Decíamos que Bartimeo, sin nombre, es como un número en la masa. Pero no es esa la perspectiva de Dios, que, como dijo alguien con humor, no sabe de matemáticas, sólo sabe contar de uno en uno. Dios no crea en serie, para Él cada uno es único y personalísimo. Así actúa Jesús: está atento, escucha, ve y pide que traigan al ciego. Y alguien que corre y le dice: “¡Ánimo, levántate, que te llama!”. Jesús nos quiere atentos, capaces de dejarnos interpelar por los gritos de los hombres.

Bartimeo soltó el manto, dio un salto, se encontró con Jesús. Es como una escena bautismal, pues sabemos que los nuevos bautizados se quitaban el vestido viejo para vestir uno blanco; que el bautismo se llamaba “iluminación”. Es una experiencia pascual. Jesús mirando a sus ojos cerrados, le pregunta: -“¿Qué quieres que haga por ti?”. – “¡Señor, que vea!”. Es la pregunta que nos hace a todos los que andamos a cuestas con nuestras cegueras. ¡Y admirable oración la del ciego! : “¡Señor, que vea!”. Bartimeo empezó a ver y le seguía por el camino.   

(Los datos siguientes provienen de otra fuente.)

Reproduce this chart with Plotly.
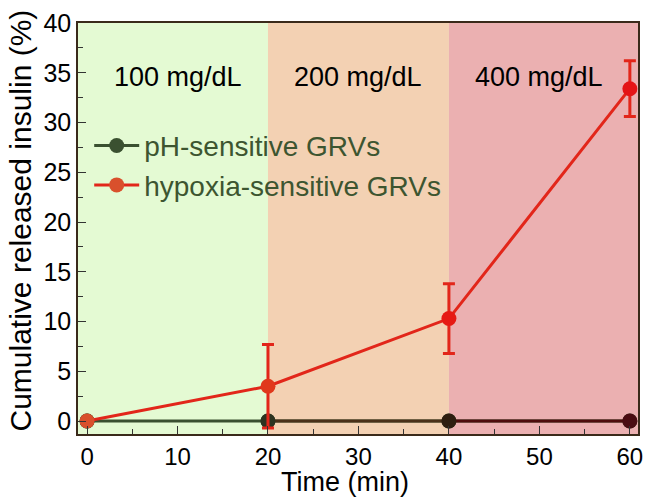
import plotly.graph_objects as go

time = [0, 20, 40, 60]
ph_vals = [0, 0, 0, 0]
hyp_vals = [0, 3.5, 10.3, 33.4]
hyp_err = [0, 4.2, 3.5, 2.8]
region_bounds = [20, 40]
region_labels = ["100 mg/dL", "200 mg/dL", "400 mg/dL"]
region_label_x = [10, 30, 50]
region_label_y = 34.6
x_title = "Time (min)"
y_title = "Cumulative released insulin (%)"

FONT = "Liberation Sans, Arial, sans-serif"

ph_marker_colors = ["#3a5030", "#2c3320", "#2e1e10", "#4a0c12"]
hyp_marker_colors = ["#d9502c", "#e0381c", "#e61a14", "#e41416"]

fig = go.Figure()
fig.add_trace(go.Scatter(
    x=time, y=ph_vals, mode="lines+markers", name="pH-sensitive GRVs",
    line=dict(color="#3a5030", width=3),
    marker=dict(size=15, color=ph_marker_colors[0], line=dict(width=0)),
    legendrank=1,
))
fig.add_trace(go.Scatter(
    x=time[1:3], y=ph_vals[1:3], mode="lines", showlegend=False,
    line=dict(color="#4a3018", width=3), hoverinfo="skip",
))
fig.add_trace(go.Scatter(
    x=time[2:4], y=ph_vals[2:4], mode="lines", showlegend=False,
    line=dict(color="#4e0c0c", width=3), hoverinfo="skip",
))
fig.add_trace(go.Scatter(
    x=time, y=ph_vals, mode="markers", showlegend=False,
    marker=dict(size=15, color=ph_marker_colors, line=dict(width=0)),
))
fig.add_trace(go.Scatter(
    x=time, y=hyp_vals, mode="lines+markers", name="hypoxia-sensitive GRVs",
    line=dict(color="#e2261a", width=3),
    marker=dict(size=15, color=hyp_marker_colors, line=dict(width=0)),
    error_y=dict(type="data", array=hyp_err, visible=True, color="#e2261a", thickness=3, width=6),
    legendrank=2,
))

fig.add_shape(type="rect", xref="x", yref="paper", x0=region_bounds[0], x1=region_bounds[1], y0=0, y1=1,
              fillcolor="#f3d1b3", line=dict(width=0), layer="below")
fig.add_shape(type="rect", xref="x", yref="paper", x0=region_bounds[1], x1=62, y0=0, y1=1,
              fillcolor="#ebb0b1", line=dict(width=0), layer="below")

for lx, lt in zip(region_label_x, region_labels):
    fig.add_annotation(x=lx, y=region_label_y, text=lt, showarrow=False,
                       font=dict(family=FONT, size=27, color="black"))

fig.add_annotation(x=0.5, y=0, xref="paper", yref="paper", text=x_title, showarrow=False,
                   xanchor="center", yanchor="middle", xshift=-13, yshift=-48,
                   font=dict(family=FONT, size=27, color="black"))
fig.add_annotation(x=0, y=0.5, xref="paper", yref="paper", text=y_title, showarrow=False,
                   textangle=-90, xanchor="center", yanchor="middle", xshift=-58, yshift=8,
                   font=dict(family=FONT, size=30, color="black"))

fig.update_layout(
    width=652, height=500,
    margin=dict(l=78, r=9, t=14, b=66),
    paper_bgcolor="white",
    plot_bgcolor="#e4fad3",
    font=dict(family=FONT, size=25, color="black"),
    showlegend=True,
    legend=dict(x=0.02, y=0.762, xanchor="left", yanchor="top", bgcolor="rgba(0,0,0,0)",
                font=dict(family=FONT, size=28, color="#3d5530"), itemwidth=45,
                tracegroupgap=0),
)
fig.update_xaxes(
    range=[-1, 60.9], tickvals=[0, 10, 20, 30, 40, 50, 60],
    ticks="inside", ticklen=8, tickwidth=1.2, tickcolor="#333",
    minor=dict(ticks="inside", ticklen=5, dtick=5, tick0=0, tickcolor="#333"),
    showline=True, linecolor="#3a2a1a", linewidth=1.5, mirror=True,
    showgrid=False, zeroline=False,
    tickfont=dict(size=24), ticklabeloverflow="allow",
)
fig.update_yaxes(
    range=[-1.3, 40], tickvals=[0, 5, 10, 15, 20, 25, 30, 35, 40],
    ticks="inside", ticklen=8, tickwidth=1.2, tickcolor="#333",
    minor=dict(ticks="inside", ticklen=5, dtick=2.5, tick0=0, tickcolor="#333"),
    showline=True, linecolor="#3a2a1a", linewidth=1.5, mirror=True,
    showgrid=False, zeroline=False,
    tickfont=dict(size=25), ticklabeloverflow="allow",
)

fig.write_html("out.html", config={"displayModeBar": False},
               post_script="document.body.style.margin='0';")
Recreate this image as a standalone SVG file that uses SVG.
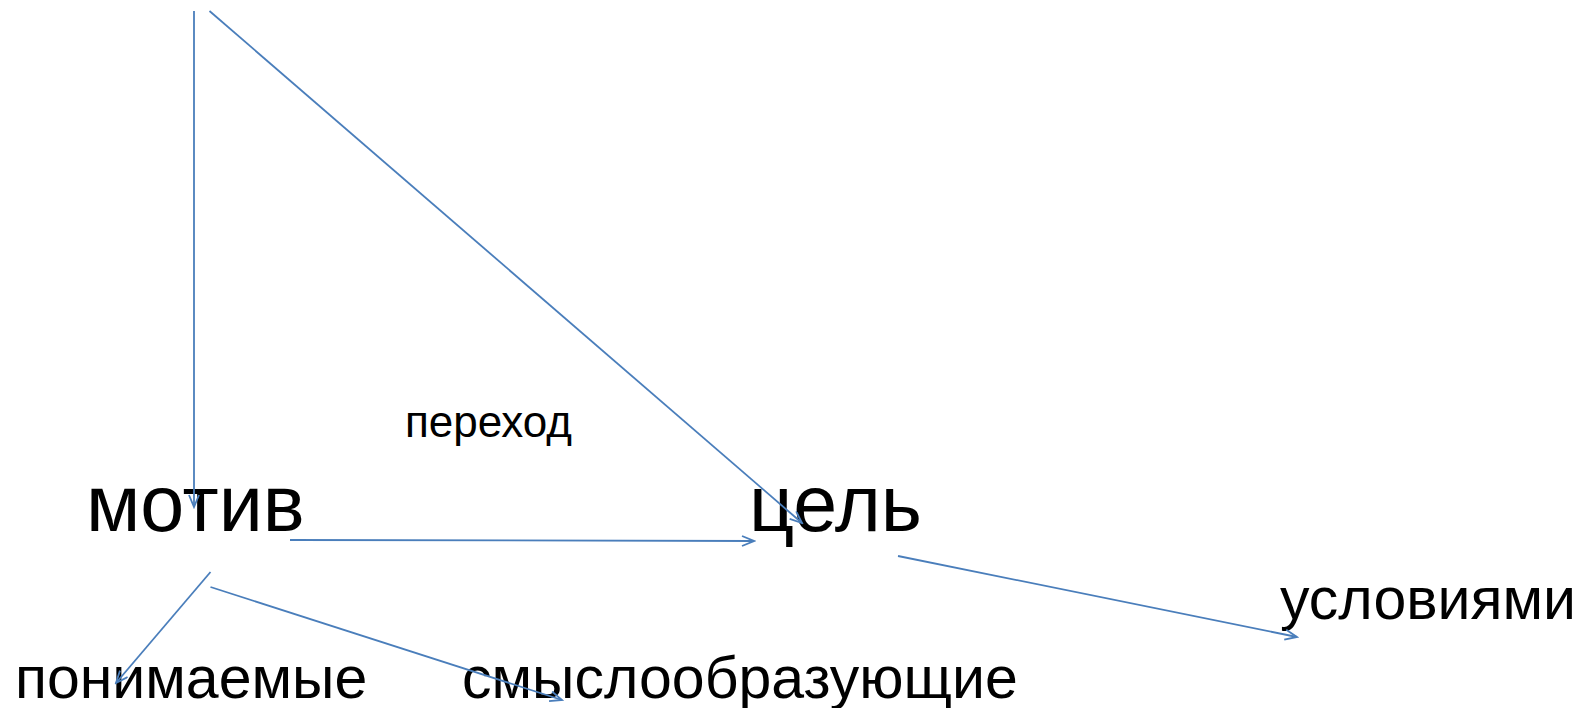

Estamos celebrando el “año de la fe”. En mi carta pastoral digo que “la puerta de la fe está abierta siempre que el hombre se sitúa ante la realidad y ante sí mismo con humildad, aceptando su propia finitud, abriendo el corazón, dejando camino libre a la gracia de  Dios”. ¡Qué bueno si fuéramos capaces de desprendernos de los mantos de las autosuficiencias y el orgullo, si reconociéramos nuestras cegueras blancas o negras e hiciéramos nuestra la oración de Bartimeo! “¡Señor, que vea!”. 

Permítaseme acabar con la petición que San Pablo hacía para una de sus comunidades: “Que Dios abra los ojos de vuestro corazón, para que comprendáis cuál es la esperanza a la que os llama, cuál la riqueza de gloria que da en herencia a los que le siguen, cuán grande es su poder para con nosotros, como lo manifestó en Cristo arrancándolo de las tinieblas del sepulcro y llevándolo a la luz inmortal…”.

Y no olvidemos que no hay peor ciego que el que no quiere ver.